Given instruction:
All lines from the one with "Clone this chart in seaborn and matplotlib." through the one with "0.018, 0.018, 0.016, 0.016]", and only those, are to be reproduced exactly, both ends included.

-.-.-

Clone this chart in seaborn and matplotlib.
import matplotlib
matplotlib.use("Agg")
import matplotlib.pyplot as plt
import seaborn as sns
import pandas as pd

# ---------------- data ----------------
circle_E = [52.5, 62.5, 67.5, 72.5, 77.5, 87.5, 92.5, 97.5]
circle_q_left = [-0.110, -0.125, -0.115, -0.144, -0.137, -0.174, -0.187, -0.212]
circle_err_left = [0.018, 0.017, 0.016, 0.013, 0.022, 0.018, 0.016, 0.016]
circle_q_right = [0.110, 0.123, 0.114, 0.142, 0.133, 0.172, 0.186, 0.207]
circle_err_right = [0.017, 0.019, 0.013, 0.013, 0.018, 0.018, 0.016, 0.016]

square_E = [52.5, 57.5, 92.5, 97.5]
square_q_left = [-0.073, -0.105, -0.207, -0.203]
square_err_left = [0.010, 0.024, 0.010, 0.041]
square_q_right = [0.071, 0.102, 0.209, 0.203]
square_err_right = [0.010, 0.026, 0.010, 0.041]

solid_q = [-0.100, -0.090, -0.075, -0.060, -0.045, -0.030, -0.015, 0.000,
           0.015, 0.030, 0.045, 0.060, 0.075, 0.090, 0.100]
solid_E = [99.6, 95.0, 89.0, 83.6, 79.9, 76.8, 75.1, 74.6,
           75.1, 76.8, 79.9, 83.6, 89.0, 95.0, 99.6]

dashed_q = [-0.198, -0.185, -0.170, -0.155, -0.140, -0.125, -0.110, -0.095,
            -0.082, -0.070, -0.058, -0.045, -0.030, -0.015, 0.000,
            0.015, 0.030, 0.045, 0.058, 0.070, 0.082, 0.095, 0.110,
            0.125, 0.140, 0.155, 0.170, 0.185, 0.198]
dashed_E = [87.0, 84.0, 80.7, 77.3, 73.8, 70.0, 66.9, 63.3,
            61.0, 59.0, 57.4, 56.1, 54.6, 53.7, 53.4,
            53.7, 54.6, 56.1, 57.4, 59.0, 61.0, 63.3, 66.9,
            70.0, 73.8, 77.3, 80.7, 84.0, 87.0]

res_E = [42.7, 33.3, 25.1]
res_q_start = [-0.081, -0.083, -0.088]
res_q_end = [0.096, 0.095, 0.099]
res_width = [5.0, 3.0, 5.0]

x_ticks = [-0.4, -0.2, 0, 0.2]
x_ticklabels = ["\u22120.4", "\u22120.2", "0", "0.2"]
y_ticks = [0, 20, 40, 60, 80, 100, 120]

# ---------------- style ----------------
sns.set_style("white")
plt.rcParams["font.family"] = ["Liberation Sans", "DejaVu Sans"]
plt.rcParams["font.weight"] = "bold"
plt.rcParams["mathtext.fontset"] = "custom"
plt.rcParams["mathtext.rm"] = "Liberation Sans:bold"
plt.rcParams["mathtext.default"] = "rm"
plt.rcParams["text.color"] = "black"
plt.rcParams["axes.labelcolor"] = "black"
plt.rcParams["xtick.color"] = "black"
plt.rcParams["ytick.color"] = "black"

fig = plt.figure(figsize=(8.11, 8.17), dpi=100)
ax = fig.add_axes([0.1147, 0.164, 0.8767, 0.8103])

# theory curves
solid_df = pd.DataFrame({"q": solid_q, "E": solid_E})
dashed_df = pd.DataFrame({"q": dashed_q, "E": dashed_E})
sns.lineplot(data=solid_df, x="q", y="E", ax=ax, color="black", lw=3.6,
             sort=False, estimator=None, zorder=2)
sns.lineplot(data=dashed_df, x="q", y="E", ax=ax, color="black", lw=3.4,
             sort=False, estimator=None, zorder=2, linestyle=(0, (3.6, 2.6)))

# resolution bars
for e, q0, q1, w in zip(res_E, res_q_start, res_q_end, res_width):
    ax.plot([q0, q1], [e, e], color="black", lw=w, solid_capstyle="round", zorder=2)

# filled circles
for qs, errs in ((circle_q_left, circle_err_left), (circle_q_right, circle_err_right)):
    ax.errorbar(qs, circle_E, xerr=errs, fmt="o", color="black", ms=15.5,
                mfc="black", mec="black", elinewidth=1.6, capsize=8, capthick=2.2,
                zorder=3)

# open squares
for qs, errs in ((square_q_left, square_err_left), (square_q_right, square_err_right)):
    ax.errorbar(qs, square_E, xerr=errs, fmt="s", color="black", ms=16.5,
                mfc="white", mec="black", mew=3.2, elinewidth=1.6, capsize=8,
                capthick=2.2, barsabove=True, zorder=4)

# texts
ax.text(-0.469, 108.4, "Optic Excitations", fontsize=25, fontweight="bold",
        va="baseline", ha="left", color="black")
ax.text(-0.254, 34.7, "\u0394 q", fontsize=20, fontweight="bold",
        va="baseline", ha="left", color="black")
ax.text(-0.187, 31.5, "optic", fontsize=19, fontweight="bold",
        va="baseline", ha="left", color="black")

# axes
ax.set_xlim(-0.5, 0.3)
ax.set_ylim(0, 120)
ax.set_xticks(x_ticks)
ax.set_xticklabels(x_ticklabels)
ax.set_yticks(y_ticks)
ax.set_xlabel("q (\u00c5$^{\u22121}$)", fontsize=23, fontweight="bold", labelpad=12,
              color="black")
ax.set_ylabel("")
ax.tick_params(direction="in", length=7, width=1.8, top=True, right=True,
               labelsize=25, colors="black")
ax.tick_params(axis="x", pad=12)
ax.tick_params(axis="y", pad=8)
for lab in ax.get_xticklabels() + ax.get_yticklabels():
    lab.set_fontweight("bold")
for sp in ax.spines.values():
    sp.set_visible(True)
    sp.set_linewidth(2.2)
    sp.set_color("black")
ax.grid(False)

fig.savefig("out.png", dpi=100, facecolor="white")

-.-.-

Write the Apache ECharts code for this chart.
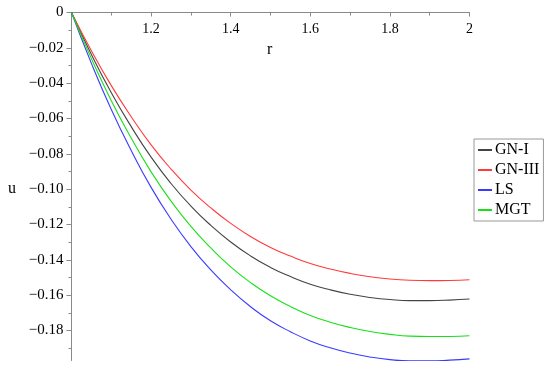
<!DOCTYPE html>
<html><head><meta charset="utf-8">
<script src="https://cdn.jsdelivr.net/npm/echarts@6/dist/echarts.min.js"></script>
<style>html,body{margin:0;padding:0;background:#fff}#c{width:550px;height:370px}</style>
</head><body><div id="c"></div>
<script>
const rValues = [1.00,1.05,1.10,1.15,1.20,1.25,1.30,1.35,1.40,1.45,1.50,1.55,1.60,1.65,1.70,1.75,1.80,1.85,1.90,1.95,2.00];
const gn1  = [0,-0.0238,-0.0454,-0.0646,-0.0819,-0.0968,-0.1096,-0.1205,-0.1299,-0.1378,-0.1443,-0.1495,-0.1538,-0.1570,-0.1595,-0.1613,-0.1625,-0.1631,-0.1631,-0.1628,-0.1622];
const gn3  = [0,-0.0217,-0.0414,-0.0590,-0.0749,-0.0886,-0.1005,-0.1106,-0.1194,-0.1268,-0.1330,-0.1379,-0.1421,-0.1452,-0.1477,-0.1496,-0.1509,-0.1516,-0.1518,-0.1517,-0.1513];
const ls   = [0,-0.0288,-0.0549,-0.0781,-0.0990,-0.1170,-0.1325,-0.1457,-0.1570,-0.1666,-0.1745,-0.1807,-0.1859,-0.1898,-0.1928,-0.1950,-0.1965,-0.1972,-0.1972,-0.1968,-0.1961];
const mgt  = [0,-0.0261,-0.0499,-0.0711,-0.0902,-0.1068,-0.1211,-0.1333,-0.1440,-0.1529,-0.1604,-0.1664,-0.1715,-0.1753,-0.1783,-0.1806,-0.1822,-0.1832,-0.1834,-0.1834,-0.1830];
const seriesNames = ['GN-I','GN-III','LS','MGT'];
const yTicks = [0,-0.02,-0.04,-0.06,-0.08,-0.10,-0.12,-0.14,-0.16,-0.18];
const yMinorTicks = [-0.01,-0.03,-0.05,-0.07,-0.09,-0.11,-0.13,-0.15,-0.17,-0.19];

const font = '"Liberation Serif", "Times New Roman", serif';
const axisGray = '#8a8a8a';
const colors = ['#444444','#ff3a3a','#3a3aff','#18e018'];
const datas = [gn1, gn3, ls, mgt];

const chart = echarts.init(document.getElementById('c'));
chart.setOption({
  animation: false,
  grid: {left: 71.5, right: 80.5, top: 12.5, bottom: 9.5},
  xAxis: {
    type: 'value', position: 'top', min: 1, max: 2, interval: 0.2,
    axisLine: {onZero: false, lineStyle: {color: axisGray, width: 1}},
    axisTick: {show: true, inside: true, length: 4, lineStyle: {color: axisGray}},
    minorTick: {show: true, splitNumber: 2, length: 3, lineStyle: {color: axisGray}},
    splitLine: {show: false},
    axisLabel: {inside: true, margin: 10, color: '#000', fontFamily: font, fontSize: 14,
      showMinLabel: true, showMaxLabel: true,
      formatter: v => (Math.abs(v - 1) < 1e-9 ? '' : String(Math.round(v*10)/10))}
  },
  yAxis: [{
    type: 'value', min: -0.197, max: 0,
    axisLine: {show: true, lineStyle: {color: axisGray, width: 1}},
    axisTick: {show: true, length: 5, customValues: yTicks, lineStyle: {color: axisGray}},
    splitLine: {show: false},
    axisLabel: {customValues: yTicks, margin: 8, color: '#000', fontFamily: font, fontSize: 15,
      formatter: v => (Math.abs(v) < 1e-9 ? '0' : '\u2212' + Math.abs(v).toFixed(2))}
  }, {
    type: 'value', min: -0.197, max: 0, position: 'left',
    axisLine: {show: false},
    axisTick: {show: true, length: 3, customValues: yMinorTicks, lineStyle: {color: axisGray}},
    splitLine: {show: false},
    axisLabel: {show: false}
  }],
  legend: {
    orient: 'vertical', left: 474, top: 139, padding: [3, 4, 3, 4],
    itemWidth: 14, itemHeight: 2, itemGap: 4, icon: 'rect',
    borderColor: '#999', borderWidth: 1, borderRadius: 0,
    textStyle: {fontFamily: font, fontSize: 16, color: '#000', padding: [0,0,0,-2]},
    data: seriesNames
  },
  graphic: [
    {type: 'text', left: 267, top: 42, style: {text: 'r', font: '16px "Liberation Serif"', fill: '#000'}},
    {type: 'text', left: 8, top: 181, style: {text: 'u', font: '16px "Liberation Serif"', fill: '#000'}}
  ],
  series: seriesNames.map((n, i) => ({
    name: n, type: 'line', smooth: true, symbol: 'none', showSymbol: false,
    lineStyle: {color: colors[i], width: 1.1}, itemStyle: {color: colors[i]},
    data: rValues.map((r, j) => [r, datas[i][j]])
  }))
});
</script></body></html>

-.-.-

Result for this task:
Clone this chart in seaborn and matplotlib.
import matplotlib
matplotlib.use("Agg")
import matplotlib.pyplot as plt
import seaborn as sns
import pandas as pd

# ---------------- data ----------------
circle_E = [52.5, 62.5, 67.5, 72.5, 77.5, 87.5, 92.5, 97.5]
circle_q_left = [-0.110, -0.125, -0.115, -0.144, -0.137, -0.174, -0.187, -0.212]
circle_err_left = [0.018, 0.017, 0.016, 0.013, 0.022, 0.018, 0.016, 0.016]
circle_q_right = [0.110, 0.123, 0.114, 0.142, 0.133, 0.172, 0.186, 0.207]
circle_err_right = [0.017, 0.019, 0.013, 0.013, 0.018, 0.018, 0.016, 0.016]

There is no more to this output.